Таким образом, проговаривание травмы для свидетеля осложняется не только отсутствием адекватного языка, но и психологической неподготовленностью. Чувство вины и механизм вытеснения воспоминаний приводят к отказу от собственного «Я», с которым пропадает и нарратив. Бороться с утратой речи свидетеля помогает техническая фиксация травмирующего события — фотография.

 

Примечания:

[1] Мороз О., Суверина Е. Trauma studies: История, репрезентация, свидетель // НЛО. 2014. №1. [Электронный ресурс] URL: link (дата обращения: 29.01.2025).

[2] Caruth C. Introduction: The Wound and the Voice // Caruth C. Unclaimed Experience: Trauma, Narrative, and History. Baltimore: The Johns Hopkins University Press, 1996. P. 7.

[3] Мюллер Г. Сердце-зверь / Пер. с нем. Г. Снежинской. СПб.: Амфора. ТИД Амфора, 2013. С. 7.

[4] Там же.

[5] Мюллер Г. Указ. соч. С. 97–98.

[6] Там же. С. 95.

[7] Там же. С. 43.

[8] Там же. С. 17.

[9] Там же. С. 121.

[10] Там же. С. 196.

[11] Там же. С. 35.

[12] Там же. С. 139.

[13] Беньямин В. Краткая история фотографии // Беньямин В. Учение о подобии: Медиаэстетические произведения / Пер. с нем. А. Белобратова и др.; сост. и послесл. И. Чубарова и И. Болдырева. М.: РГГУ, 2012. С. 53.

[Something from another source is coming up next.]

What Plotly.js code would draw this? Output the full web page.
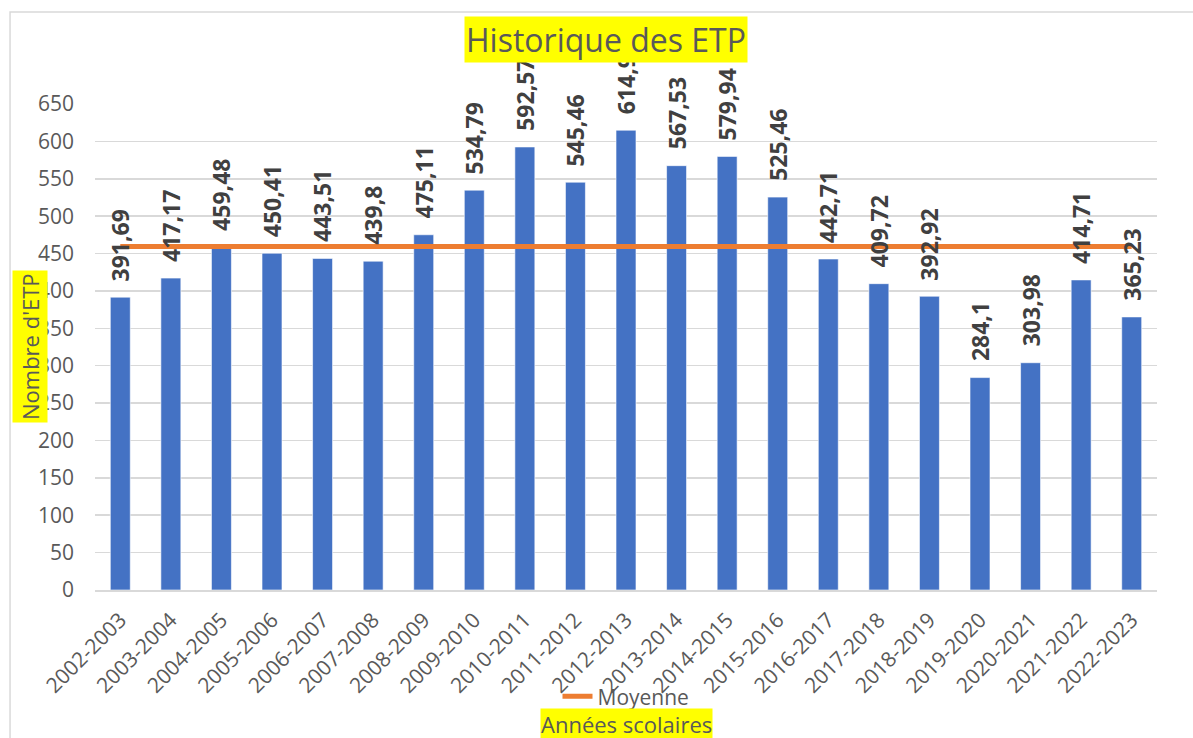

[14] Мороз О., Суверина Е. Указ. соч.

[15] Мюллер Г. Указ. соч. С. 171.

[16] Там же. С. 238.

[17] Там же. С. 27.

[18] Мороз О., Суверина Е. Указ. соч.

[19] Мюллер Г. Указ. соч. С. 56.

[20] Там же. С. 243.

[21] Там же. С. 238.

[22] Там же. С. 248.

 

Список литературы и источников:

  1. Беньямин В. Краткая история фотографии // Беньямин В. Учение о подобии: Медиаэстетические произведения / Пер. с нем. А. Белобратова и др.; сост. и послесл. И. Чубарова и И. Болдырева. М.: РГГУ, 2012.
  2. Мороз О., Суверина Е. Trauma studies: История, репрезентация, свидетель // НЛО. 2014. №1. [Электронный ресурс] URL: link (дата обращения: 29.01.2025).
  3. Мюллер Г. Сердце-зверь / Пер. с нем. Г. Снежинской. СПб.: Амфора. ТИД Амфора, 2013.
  4. Caruth C. Introduction: The Wound and the Voice // Caruth C. Unclaimed Experience: Trauma, Narrative, and History. Baltimore: The Johns Hopkins University Press, 1996.